* **SHORT TASK**
No pictures belong in the copy; return exactly the lines from the one with "What Chart.js code" through the one with "8.8, 7.4, 10.0];", both ends included, and nothing else.

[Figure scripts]
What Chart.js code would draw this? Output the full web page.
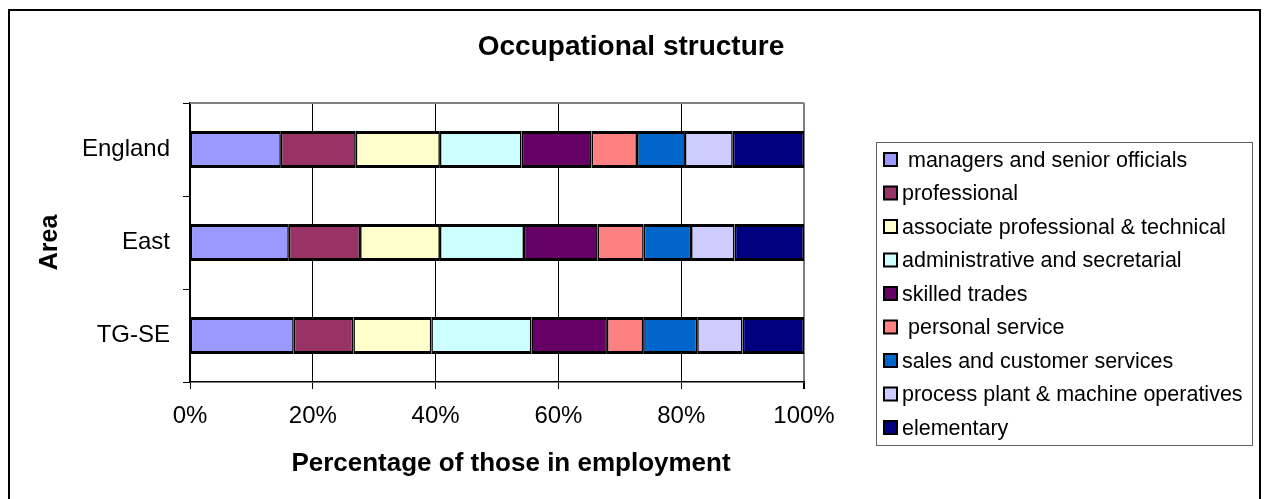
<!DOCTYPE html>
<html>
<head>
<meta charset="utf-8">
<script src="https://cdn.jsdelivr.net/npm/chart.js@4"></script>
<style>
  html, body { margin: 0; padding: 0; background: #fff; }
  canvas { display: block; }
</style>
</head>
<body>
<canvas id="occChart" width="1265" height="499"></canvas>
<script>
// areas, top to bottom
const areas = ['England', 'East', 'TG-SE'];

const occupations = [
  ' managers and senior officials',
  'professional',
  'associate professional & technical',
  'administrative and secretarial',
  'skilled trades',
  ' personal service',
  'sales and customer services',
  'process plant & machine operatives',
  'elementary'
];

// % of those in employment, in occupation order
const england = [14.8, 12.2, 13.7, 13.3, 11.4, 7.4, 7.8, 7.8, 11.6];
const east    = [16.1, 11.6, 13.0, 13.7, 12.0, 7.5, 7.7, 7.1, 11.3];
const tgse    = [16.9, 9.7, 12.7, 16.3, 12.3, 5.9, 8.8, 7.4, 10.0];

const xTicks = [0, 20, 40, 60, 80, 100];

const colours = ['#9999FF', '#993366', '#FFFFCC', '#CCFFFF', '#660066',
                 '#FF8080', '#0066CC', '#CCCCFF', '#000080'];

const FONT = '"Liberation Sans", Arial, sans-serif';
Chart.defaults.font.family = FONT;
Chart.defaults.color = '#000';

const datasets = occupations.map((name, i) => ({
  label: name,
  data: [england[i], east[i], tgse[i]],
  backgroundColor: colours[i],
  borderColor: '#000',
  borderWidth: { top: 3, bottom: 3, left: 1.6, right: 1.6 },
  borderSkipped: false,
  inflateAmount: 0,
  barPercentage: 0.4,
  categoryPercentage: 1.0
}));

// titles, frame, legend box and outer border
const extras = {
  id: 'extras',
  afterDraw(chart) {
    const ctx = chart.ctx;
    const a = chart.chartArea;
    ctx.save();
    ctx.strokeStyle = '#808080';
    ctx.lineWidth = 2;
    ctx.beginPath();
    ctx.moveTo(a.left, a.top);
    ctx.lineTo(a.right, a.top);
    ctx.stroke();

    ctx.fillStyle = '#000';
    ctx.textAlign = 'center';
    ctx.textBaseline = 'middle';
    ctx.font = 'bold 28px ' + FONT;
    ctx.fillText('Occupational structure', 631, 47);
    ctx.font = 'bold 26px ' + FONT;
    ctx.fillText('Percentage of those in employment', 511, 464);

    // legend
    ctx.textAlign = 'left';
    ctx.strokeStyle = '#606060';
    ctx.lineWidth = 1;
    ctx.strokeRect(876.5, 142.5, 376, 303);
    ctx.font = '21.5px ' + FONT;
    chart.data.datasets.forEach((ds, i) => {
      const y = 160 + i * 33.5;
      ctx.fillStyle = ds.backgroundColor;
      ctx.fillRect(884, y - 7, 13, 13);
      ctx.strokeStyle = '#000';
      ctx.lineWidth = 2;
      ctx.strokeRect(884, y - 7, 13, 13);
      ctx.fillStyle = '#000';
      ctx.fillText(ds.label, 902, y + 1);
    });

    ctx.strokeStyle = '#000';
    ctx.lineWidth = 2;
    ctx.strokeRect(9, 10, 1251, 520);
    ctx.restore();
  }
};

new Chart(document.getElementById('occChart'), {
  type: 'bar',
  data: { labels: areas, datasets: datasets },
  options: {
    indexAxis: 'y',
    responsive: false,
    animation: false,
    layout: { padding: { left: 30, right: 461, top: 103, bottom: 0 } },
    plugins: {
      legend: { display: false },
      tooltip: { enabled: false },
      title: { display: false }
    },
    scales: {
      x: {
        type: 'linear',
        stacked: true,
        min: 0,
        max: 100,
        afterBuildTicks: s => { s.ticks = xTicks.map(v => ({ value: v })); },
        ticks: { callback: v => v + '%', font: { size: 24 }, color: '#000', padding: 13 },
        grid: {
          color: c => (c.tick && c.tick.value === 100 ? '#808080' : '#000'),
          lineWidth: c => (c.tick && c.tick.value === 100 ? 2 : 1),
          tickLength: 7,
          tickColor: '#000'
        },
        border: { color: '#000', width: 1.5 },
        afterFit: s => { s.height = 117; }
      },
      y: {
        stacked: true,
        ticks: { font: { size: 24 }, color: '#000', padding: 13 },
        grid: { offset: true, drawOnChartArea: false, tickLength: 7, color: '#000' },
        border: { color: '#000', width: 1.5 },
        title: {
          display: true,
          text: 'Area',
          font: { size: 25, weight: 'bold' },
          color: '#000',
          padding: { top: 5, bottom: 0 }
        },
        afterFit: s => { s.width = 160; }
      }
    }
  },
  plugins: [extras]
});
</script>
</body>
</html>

--

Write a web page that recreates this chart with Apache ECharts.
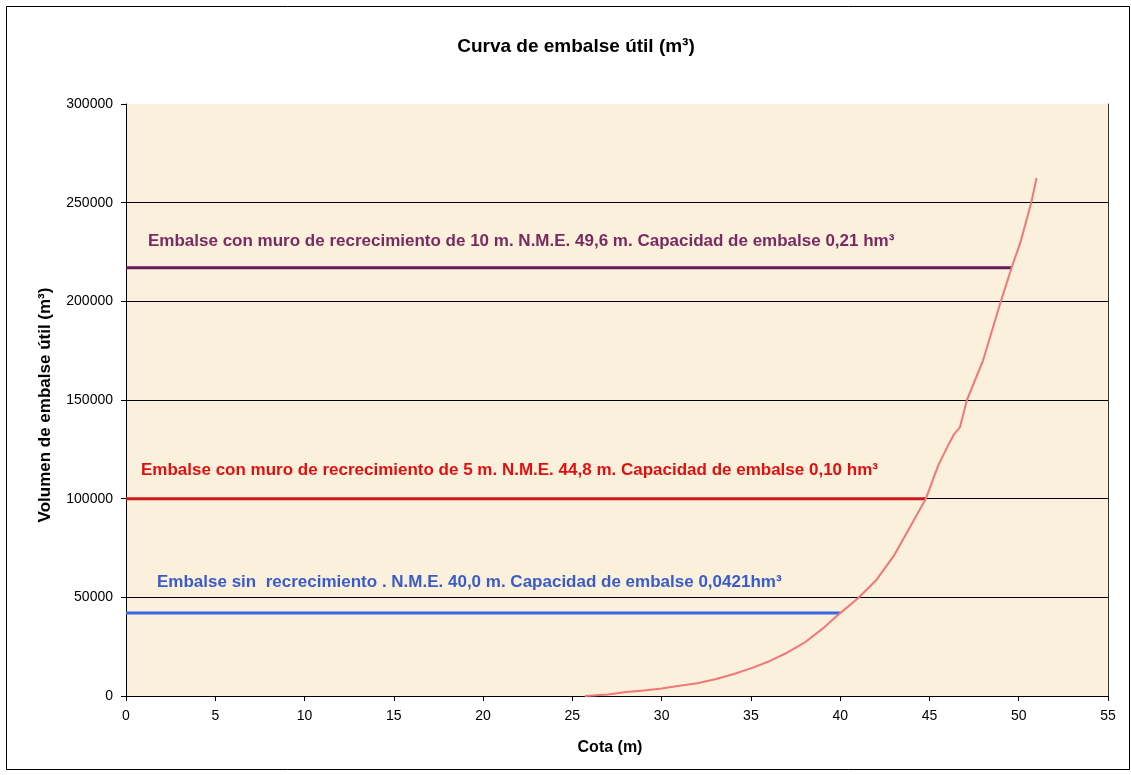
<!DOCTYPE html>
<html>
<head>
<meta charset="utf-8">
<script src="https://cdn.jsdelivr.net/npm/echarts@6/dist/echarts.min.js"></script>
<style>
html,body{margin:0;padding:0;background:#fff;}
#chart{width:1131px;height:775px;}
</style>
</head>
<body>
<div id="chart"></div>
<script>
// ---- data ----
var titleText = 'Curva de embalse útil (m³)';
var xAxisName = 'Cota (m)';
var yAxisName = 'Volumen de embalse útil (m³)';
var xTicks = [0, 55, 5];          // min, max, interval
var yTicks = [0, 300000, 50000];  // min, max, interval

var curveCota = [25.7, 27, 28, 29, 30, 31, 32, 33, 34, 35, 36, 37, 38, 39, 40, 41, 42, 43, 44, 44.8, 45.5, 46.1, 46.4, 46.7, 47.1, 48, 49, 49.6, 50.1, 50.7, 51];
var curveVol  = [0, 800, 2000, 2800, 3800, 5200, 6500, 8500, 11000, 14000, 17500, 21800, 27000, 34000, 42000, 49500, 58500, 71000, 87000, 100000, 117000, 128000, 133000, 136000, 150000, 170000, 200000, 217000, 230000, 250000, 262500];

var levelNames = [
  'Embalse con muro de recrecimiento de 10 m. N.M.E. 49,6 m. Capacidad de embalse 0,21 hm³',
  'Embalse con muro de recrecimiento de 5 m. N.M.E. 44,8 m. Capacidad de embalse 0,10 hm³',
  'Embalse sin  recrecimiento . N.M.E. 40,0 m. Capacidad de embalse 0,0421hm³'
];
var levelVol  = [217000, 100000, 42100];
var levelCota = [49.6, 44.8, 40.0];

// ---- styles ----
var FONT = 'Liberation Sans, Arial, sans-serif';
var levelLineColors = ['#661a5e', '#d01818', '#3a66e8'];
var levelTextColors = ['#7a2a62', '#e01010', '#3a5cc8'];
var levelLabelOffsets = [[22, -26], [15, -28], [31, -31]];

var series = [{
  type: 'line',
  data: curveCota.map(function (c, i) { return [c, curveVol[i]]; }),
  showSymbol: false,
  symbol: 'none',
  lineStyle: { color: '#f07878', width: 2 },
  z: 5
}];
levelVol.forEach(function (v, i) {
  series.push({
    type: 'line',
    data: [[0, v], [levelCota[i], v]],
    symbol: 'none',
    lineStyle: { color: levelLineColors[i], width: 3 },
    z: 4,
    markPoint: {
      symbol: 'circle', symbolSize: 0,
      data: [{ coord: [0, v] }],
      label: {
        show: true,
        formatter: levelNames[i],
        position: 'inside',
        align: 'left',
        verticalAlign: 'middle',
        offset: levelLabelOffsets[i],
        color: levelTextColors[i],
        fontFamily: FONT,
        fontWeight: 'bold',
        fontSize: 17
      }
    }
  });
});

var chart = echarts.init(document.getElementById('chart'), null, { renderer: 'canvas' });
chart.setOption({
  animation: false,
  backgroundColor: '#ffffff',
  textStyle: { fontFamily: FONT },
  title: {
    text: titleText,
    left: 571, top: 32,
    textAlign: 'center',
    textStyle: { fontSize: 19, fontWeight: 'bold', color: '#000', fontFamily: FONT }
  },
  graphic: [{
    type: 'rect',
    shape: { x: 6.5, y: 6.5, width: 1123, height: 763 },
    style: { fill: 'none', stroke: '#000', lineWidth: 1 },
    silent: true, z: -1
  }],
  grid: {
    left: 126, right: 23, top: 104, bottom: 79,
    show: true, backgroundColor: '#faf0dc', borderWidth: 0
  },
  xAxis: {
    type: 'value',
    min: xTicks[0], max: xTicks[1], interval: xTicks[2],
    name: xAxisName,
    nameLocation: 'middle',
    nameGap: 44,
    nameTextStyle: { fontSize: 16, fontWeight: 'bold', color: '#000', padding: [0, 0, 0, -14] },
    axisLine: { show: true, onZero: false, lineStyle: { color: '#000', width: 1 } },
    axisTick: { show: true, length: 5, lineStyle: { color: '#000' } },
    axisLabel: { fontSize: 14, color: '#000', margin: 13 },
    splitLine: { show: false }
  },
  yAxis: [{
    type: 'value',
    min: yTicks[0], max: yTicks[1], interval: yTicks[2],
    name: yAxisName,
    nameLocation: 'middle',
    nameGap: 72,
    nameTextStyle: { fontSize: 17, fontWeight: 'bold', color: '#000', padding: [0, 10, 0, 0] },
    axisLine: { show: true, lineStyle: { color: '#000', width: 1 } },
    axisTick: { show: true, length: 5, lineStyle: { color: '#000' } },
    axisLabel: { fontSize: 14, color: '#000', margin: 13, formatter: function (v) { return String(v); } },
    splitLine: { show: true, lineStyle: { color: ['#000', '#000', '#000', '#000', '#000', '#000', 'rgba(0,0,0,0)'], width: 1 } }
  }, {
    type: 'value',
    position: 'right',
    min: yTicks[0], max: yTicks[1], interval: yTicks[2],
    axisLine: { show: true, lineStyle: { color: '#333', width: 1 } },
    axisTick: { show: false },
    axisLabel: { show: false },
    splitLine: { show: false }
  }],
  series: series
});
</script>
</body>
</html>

* **OUTPUT BELOW**
What Chart.js code would draw this? Output the full web page.
<!DOCTYPE html>
<html>
<head>
<meta charset="utf-8">
<script src="https://cdn.jsdelivr.net/npm/chart.js@4"></script>
<style>
  html, body { margin: 0; padding: 0; background: #fff; }
  canvas { display: block; }
</style>
</head>
<body>
<canvas id="occChart" width="1265" height="499"></canvas>
<script>
// areas, top to bottom
const areas = ['England', 'East', 'TG-SE'];

const occupations = [
  ' managers and senior officials',
  'professional',
  'associate professional & technical',
  'administrative and secretarial',
  'skilled trades',
  ' personal service',
  'sales and customer services',
  'process plant & machine operatives',
  'elementary'
];

// % of those in employment, in occupation order
const england = [14.8, 12.2, 13.7, 13.3, 11.4, 7.4, 7.8, 7.8, 11.6];
const east    = [16.1, 11.6, 13.0, 13.7, 12.0, 7.5, 7.7, 7.1, 11.3];
const tgse    = [16.9, 9.7, 12.7, 16.3, 12.3, 5.9, 8.8, 7.4, 10.0];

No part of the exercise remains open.